Que las víctimas expresen su dolor va a incomodar a sus victimarios, pero es parte del proceso. Los testimonios de las víctimas y sus detalles son un instrumento implacable para la verdad, un descargo para la víctima y un recordatorio para la sociedad. Contar lo que pasó es una pieza más de la acción restaurativa, porque esa verdad, dura y sangrante, suple a la justicia como instrumento de reparación cuando el olvido aparece o cuando el delito no se ha esclarecido del todo.

Además de la verdad académica, hay una verdad emocional y la necesitamos tanto como el vivir. Porque no podremos seguir construyendo convivencia si entre este ruido político no evitamos un segundo olvido.

Ya está aquí la generación de la posmemoria, que son aquellos que, no habiendo vivido el terrorismo, heredan el dolor o intuyen su impacto en sus propias vidas. Hay que tener en cuenta que los testimonios de las víctimas del terrorismo refuerzan la prevención-anticipación ante procesos de radicalización temprana, y llevarlas a los centros educativos es central en el nuevo tiempo.

Cuando pasen 30 años, miraremos a 2022 y seguro que echaremos en falta algunas cosas.

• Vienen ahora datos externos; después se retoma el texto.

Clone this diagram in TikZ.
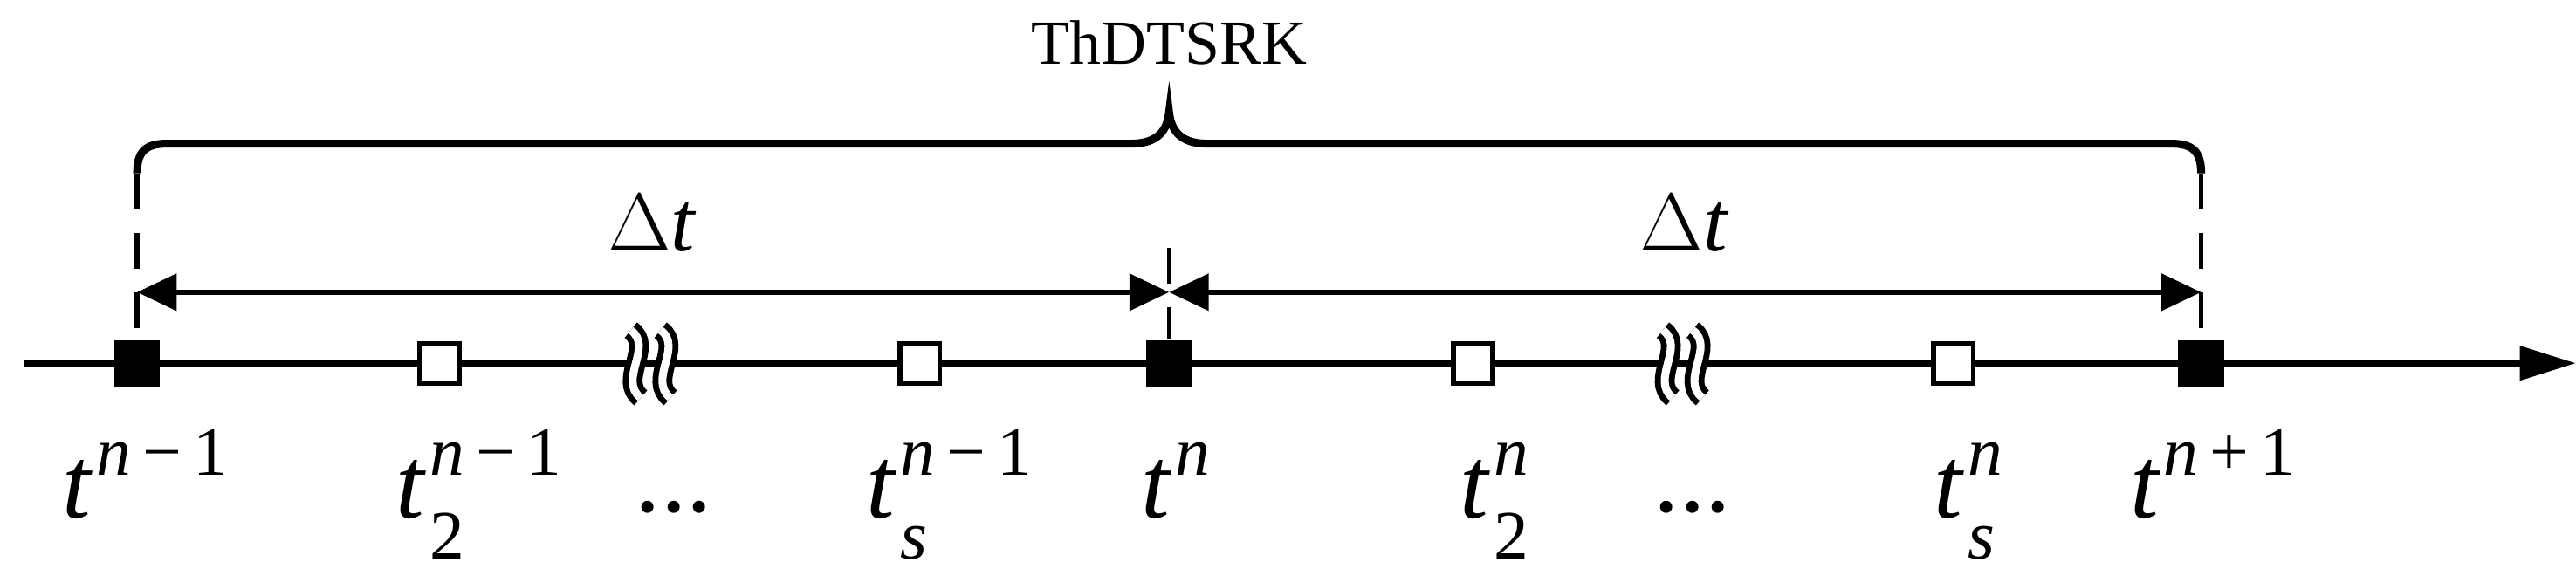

Por eso, aún estamos a tiempo de crear una comunidad del recuerdo que evite los errores que otros, en otras épocas y en otros lugares, han cometido en este terreno. La memoria es una causa en la que pocas personas están dispuestas a dar la batalla, pero que afecta a mucha gente durante muchos años. Hagámoslo bien para cuando llegue el tiempo en el que ya nadie pueda decir “yo estuve allí”.